● DIRECTIONS:
Skip all pictures. Write out the data below from its first line through the line that contains "const cvTicks = [0,2,4,6,8,10,12,14];".

┌──

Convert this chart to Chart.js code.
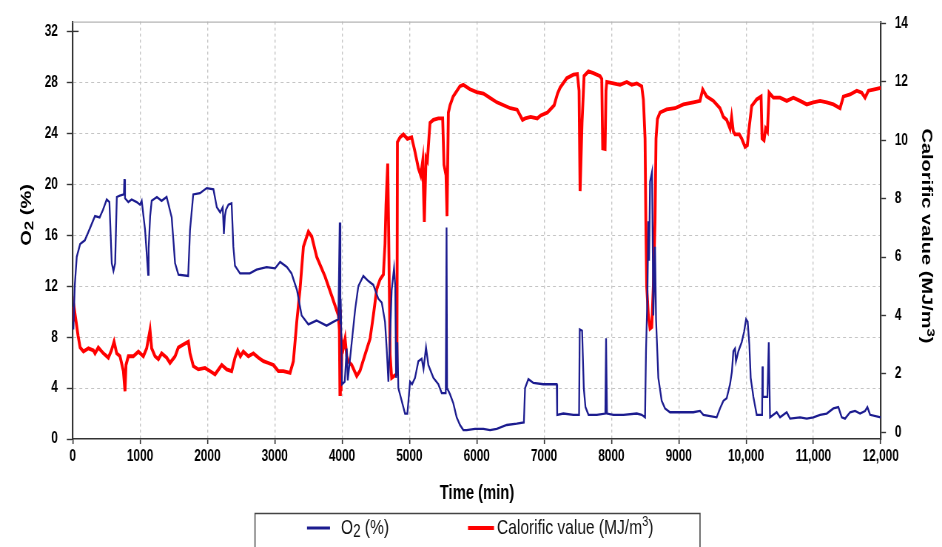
<!DOCTYPE html>
<html><head><meta charset="utf-8">
<script src="https://cdn.jsdelivr.net/npm/chart.js@4.4.1/dist/chart.umd.min.js"></script>
<style>
html,body{margin:0;padding:0;background:#fff;overflow:hidden;width:942px;height:547px;}
#wrap{position:absolute;left:0;top:0;width:1273px;height:547px;transform:scaleX(0.74);transform-origin:0 0;}
</style></head><body>
<div id="wrap"><canvas id="c"></canvas></div>
<script>
// ---- data ----
const timeTicks = [0,1000,2000,3000,4000,5000,6000,7000,8000,9000,10000,11000,12000];
const o2Ticks = [0,4,8,12,16,20,24,28,32];
const cvTicks = [0,2,4,6,8,10,12,14];

const o2Time = [10,30,60,110,180,260,330,400,450,505,545,580,605,630,655,700,760,767,777,826,875,950,1000,1025,1075,1120,1128,1150,1173,1250,1320,1395,1470,1520,1570,1715,1742,1790,1890,1990,2090,2140,2190,2228,2245,2260,2277,2312,2360,2386,2410,2485,2630,2730,2880,3005,3080,3180,3250,3330,3400,3500,3620,3770,3870,3945,3965,3975,3980,4000,4040,4069,4085,4144,4195,4242,4316,4391,4465,4540,4590,4638,4663,4688,4713,4737,4772,4790,4802,4822,4836,4886,4935,4970,5010,5040,5084,5133,5183,5210,5247,5282,5356,5430,5480,5540,5552,5560,5604,5653,5702,5752,5801,5851,5975,6099,6198,6297,6446,6595,6700,6718,6767,6842,6990,7188,7195,7287,7436,7520,7530,7565,7590,7615,7660,7783,7910,7921,7935,8030,8179,8377,8450,8500,8514,8534,8549,8560,8574,8604,8623,8648,8663,8697,8747,8796,8870,9019,9217,9316,9366,9564,9613,9663,9712,9762,9790,9811,9836,9850,9886,9935,9970,10000,10024,10049,10069,10109,10158,10238,10243,10250,10317,10337,10356,10455,10505,10604,10653,10802,10901,11000,11099,11198,11297,11371,11421,11470,11545,11619,11693,11767,11802,11842,12000];
const o2Values = [8.6,12.0,14.3,15.3,15.6,16.6,17.5,17.4,18.0,18.8,18.6,13.8,13.2,13.8,19.0,19.1,19.2,20.4,18.9,18.6,18.8,18.6,18.4,18.7,16.4,12.9,15.0,17.5,18.7,19.0,18.7,19.0,17.4,13.8,12.9,12.8,16.4,19.2,19.3,19.7,19.6,18.2,17.8,18.2,16.1,17.5,18.0,18.4,18.5,15.1,13.6,13.0,13.0,13.3,13.5,13.4,13.9,13.5,13.0,11.7,9.7,9.0,9.3,8.9,9.2,9.4,17.0,9.0,11.0,4.3,4.5,7.1,4.6,7.6,10.2,12.0,12.8,12.4,12.1,11.0,10.7,9.2,7.1,4.5,8.1,11.7,13.4,12.0,4.8,7.6,4.0,3.0,2.0,2.0,4.5,4.3,4.8,6.1,6.3,5.5,7.2,5.8,4.8,4.3,3.6,3.6,16.6,4.0,3.5,2.8,1.7,1.1,0.7,0.7,0.8,0.8,0.7,0.8,1.1,1.2,1.3,4.0,4.7,4.4,4.3,4.3,1.9,2.0,1.9,1.9,8.6,8.5,4.0,2.5,1.9,1.9,2.0,7.9,2.0,1.9,1.9,2.0,1.9,1.7,6.9,11.0,17.1,14.0,20.2,21.0,9.7,15.1,9.4,4.8,3.0,2.4,2.1,2.1,2.1,2.2,1.9,1.7,2.4,3.0,3.2,4.3,5.3,6.9,7.1,6.1,6.9,7.6,8.4,9.4,9.2,7.4,4.8,3.3,1.9,1.9,5.7,3.3,3.3,7.6,1.7,2.1,1.7,2.1,1.6,1.7,1.6,1.7,1.9,2.0,2.4,2.5,1.7,1.6,2.1,2.2,2.0,2.2,2.5,1.9,1.7];

const cvTime = [0,15,25,80,110,160,233,307,331,380,455,529,575,614,653,702,752,777,791,826,900,975,1049,1098,1148,1173,1222,1272,1321,1396,1445,1520,1569,1643,1718,1742,1792,1866,1965,2040,2114,2213,2287,2361,2410,2450,2490,2534,2609,2683,2757,2832,2906,2980,3054,3129,3228,3277,3327,3376,3426,3500,3550,3624,3748,3847,3946,3960,3968,3975,3985,4000,4020,4045,4070,4094,4144,4218,4267,4341,4416,4465,4515,4564,4614,4638,4653,4678,4693,4713,4737,4800,4815,4822,4861,4911,4970,5034,5084,5133,5168,5198,5222,5247,5267,5306,5356,5430,5494,5514,5544,5559,5579,5604,5650,5750,5800,5900,6000,6100,6200,6300,6400,6500,6600,6680,6720,6800,6900,6950,7050,7150,7200,7238,7337,7436,7495,7520,7535,7564,7594,7659,7733,7832,7857,7871,7906,7920,7931,8030,8129,8228,8302,8377,8450,8475,8500,8512,8524,8549,8574,8599,8623,8648,8663,8683,8722,8821,8945,9069,9217,9316,9356,9415,9514,9613,9663,9712,9762,9785,9811,9836,9900,9935,9985,10019,10049,10084,10158,10223,10238,10267,10290,10317,10342,10406,10505,10604,10703,10802,10901,11000,11099,11198,11297,11396,11445,11545,11644,11718,11767,11817,11891,12000];
const cvValues = [4.3,3.8,4.2,3.3,2.9,2.76,2.87,2.8,2.7,2.9,2.7,2.55,2.8,3.1,2.7,2.6,2.1,1.4,2.3,2.6,2.6,2.76,2.6,2.87,3.5,2.87,2.6,2.5,2.7,2.55,2.37,2.6,2.9,3.0,3.1,2.7,2.26,2.15,2.2,2.09,1.98,2.3,2.15,2.09,2.55,2.8,2.6,2.76,2.6,2.7,2.55,2.43,2.37,2.3,2.09,2.09,2.03,2.43,3.77,4.9,6.35,6.87,6.7,6.0,5.33,4.67,4.0,3.5,1.3,4.2,1.4,3.1,2.9,3.2,2.6,2.42,2.3,1.92,2.1,2.65,3.2,4.0,4.9,5.23,5.4,6.46,7.8,9.2,6.7,2.65,1.86,1.97,2.0,9.94,10.1,10.2,10.05,10.1,9.6,9.05,8.8,9.3,7.2,9.4,9.3,10.6,10.7,10.75,10.75,9.16,8.8,7.4,10.95,11.2,11.5,11.85,11.9,11.75,11.65,11.6,11.45,11.3,11.2,11.1,11.05,10.7,10.75,10.8,10.75,10.85,10.95,11.2,11.6,11.8,12.13,12.25,12.27,11.7,8.26,10.6,12.2,12.36,12.3,12.2,12.1,9.72,9.7,11.7,12.0,11.95,11.9,12.0,11.9,11.95,11.85,11.4,10.06,7.25,5.0,4.0,3.55,3.6,5.0,7.25,10.06,10.73,10.95,11.06,11.1,11.23,11.3,11.35,11.74,11.5,11.35,11.1,10.8,10.7,10.4,10.8,10.3,10.2,10.2,10.06,9.77,9.83,10.5,11.18,11.4,11.5,10.06,10.0,10.4,10.3,11.63,11.46,11.46,11.35,11.46,11.35,11.23,11.3,11.35,11.3,11.23,11.1,11.5,11.57,11.7,11.63,11.46,11.7,11.74,11.8];

// ---- layout (px in picture / S = canvas units) ----
const S = 0.74;
const FAM = "'Liberation Sans', Arial, sans-serif";
const PLOT_LEFT = 72.7 / S;
const RIGHT_W = (942 - 880.7) / S;

function fmt(v){ return v >= 10000 ? String(v).replace(/\B(?=(\d{3})+(?!\d))/g, ',') : String(v); }

function richDraw(ctx, parts, x, y, weight, align){
  let w = 0;
  for (const p of parts){ ctx.font = weight + ' ' + p.size + 'px ' + FAM; w += ctx.measureText(p.t).width; }
  let cx = align === 'center' ? x - w/2 : x;
  ctx.textAlign = 'left'; ctx.textBaseline = 'middle';
  for (const p of parts){
    ctx.font = weight + ' ' + p.size + 'px ' + FAM;
    ctx.fillText(p.t, cx, y + (p.dy || 0));
    cx += ctx.measureText(p.t).width;
  }
}

const decor = {
  id: 'decor',
  beforeDatasetsDraw(chart){
    const {ctx, chartArea: a} = chart;
    ctx.save();
    ctx.strokeStyle = '#b4b4b4'; ctx.lineWidth = 1.2;
    ctx.beginPath(); ctx.moveTo(a.left, a.top + 0.5); ctx.lineTo(a.right, a.top + 0.5); ctx.stroke();
    // inner part of the top tick on left axis
    const y32 = chart.scales.y.getPixelForValue(32);
    ctx.strokeStyle = '#333'; ctx.lineWidth = 1.4;
    ctx.beginPath(); ctx.moveTo(a.left, y32); ctx.lineTo(a.left + 8, y32); ctx.stroke();
    ctx.restore();
  },
  afterDraw(chart){
    const ctx = chart.ctx;
    ctx.save();
    ctx.fillStyle = '#000';
    // x title
    richDraw(ctx, [{t:'Time (min)', size:20}], 477 / S, 493, 'bold', 'center');
    // left title
    ctx.save();
    ctx.translate(27 / S, 215); ctx.rotate(-Math.PI/2);
    richDraw(ctx, [{t:'O', size:20},{t:'2', size:17, dy:4},{t:' (%)', size:20}], 0, 0, 'bold', 'center');
    ctx.restore();
    // right title
    ctx.save();
    ctx.translate(926 / S, 236); ctx.rotate(Math.PI/2);
    richDraw(ctx, [{t:'Calorific value (MJ/m', size:20},{t:'3', size:15, dy:-6},{t:')', size:20}], 0, 0, 'bold', 'center');
    ctx.restore();
    // legend box
    ctx.strokeStyle = '#444'; ctx.lineWidth = 1.5;
    ctx.strokeRect(255 / S, 513.5, (700 - 255) / S, 60);
    ctx.lineWidth = 3; ctx.strokeStyle = '#1c1c8f';
    ctx.beginPath(); ctx.moveTo(307 / S, 528); ctx.lineTo(330 / S, 528); ctx.stroke();
    ctx.lineWidth = 4; ctx.strokeStyle = '#ff0000';
    ctx.beginPath(); ctx.moveTo(468 / S, 528); ctx.lineTo(494 / S, 528); ctx.stroke();
    ctx.fillStyle = '#111';
    richDraw(ctx, [{t:'O', size:21},{t:'2', size:18, dy:4},{t:' (%)', size:21}], 341 / S, 528, 'normal', 'left');
    richDraw(ctx, [{t:'Calorific value (MJ/m', size:21},{t:'3', size:15, dy:-6},{t:')', size:21}], 497 / S, 528, 'normal', 'left');
    ctx.restore();
  }
};

const gridCol = '#c4c4c4';
const axisCol = '#333333';

new Chart(document.getElementById('c'), {
  type: 'line',
  data: {
    datasets: [
      { label: 'O2 (%)', data: o2Time.map((t,i)=>({x:t, y:o2Values[i]})), yAxisID: 'y',
        borderColor: '#1c1c8f', borderWidth: 2.3, pointRadius: 0, tension: 0, fill: false },
      { label: 'Calorific value (MJ/m3)', data: cvTime.map((t,i)=>({x:t, y:cvValues[i]})), yAxisID: 'y1',
        borderColor: '#ff0000', borderWidth: 3.8, pointRadius: 0, tension: 0, fill: false }
    ]
  },
  options: {
    responsive: true, maintainAspectRatio: false, animation: false, devicePixelRatio: 1,
    layout: { padding: { top: 14, left: 0, right: 0, bottom: 0 } },
    plugins: { legend: { display: false }, tooltip: { enabled: false }, title: { display: false } },
    scales: {
      x: {
        type: 'linear', position: 'bottom', min: 0, max: 12000,
        afterBuildTicks: s => { s.ticks = timeTicks.map(v => ({value: v})); },
        afterFit: s => { s.height = 108; },
        grid: { color: c => (c.tick && (c.tick.value === 0 || c.tick.value === 12000)) ? 'rgba(0,0,0,0)' : gridCol,
                lineWidth: 1.35, tickColor: axisCol, tickLength: 5, tickWidth: 1.6, tickBorderDash: [] },
        border: { color: axisCol, width: 1.5, dash: [3,3] },
        ticks: { color: '#000', font: { family: FAM, size: 16, weight: 'bold' }, padding: 3, maxRotation: 0, autoSkip: false,
                 callback: v => fmt(v) }
      },
      y: {
        type: 'linear', position: 'left', min: 0, max: 32.77,
        afterBuildTicks: s => { s.ticks = o2Ticks.map(v => ({value: v})); },
        afterFit: s => { s.width = PLOT_LEFT; },
        grid: { color: c => (c.tick && (c.tick.value === 0 || c.tick.value === 32)) ? 'rgba(0,0,0,0)' : gridCol,
                lineWidth: 1, tickColor: axisCol, tickLength: 8, tickWidth: 1.4, tickBorderDash: [] },
        border: { color: axisCol, width: 2.2, dash: [4,4] },
        ticks: { color: '#000', font: { family: FAM, size: 16, weight: 'bold' }, padding: 12, callback: v => String(v) }
      },
      y1: {
        type: 'linear', position: 'right', min: -0.2356, max: 14.067,
        afterBuildTicks: s => { s.ticks = cvTicks.map(v => ({value: v})); },
        afterFit: s => { s.width = RIGHT_W; },
        grid: { drawOnChartArea: false, color: axisCol, tickColor: axisCol, tickLength: 7, tickWidth: 1.4, tickBorderDash: [] },
        border: { color: axisCol, width: 2.2 },
        ticks: { color: '#000', font: { family: FAM, size: 16, weight: 'bold' }, padding: 12, callback: v => String(v) }
      }
    }
  },
  plugins: [decor]
});
</script>
</body></html>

└──

● THE RESPONSE:
Convert this chart to Chart.js code.
<!DOCTYPE html>
<html><head><meta charset="utf-8">
<script src="https://cdn.jsdelivr.net/npm/chart.js@4.4.1/dist/chart.umd.min.js"></script>
<style>
html,body{margin:0;padding:0;background:#fff;overflow:hidden;width:942px;height:547px;}
#wrap{position:absolute;left:0;top:0;width:1273px;height:547px;transform:scaleX(0.74);transform-origin:0 0;}
</style></head><body>
<div id="wrap"><canvas id="c"></canvas></div>
<script>
// ---- data ----
const timeTicks = [0,1000,2000,3000,4000,5000,6000,7000,8000,9000,10000,11000,12000];
const o2Ticks = [0,4,8,12,16,20,24,28,32];
const cvTicks = [0,2,4,6,8,10,12,14];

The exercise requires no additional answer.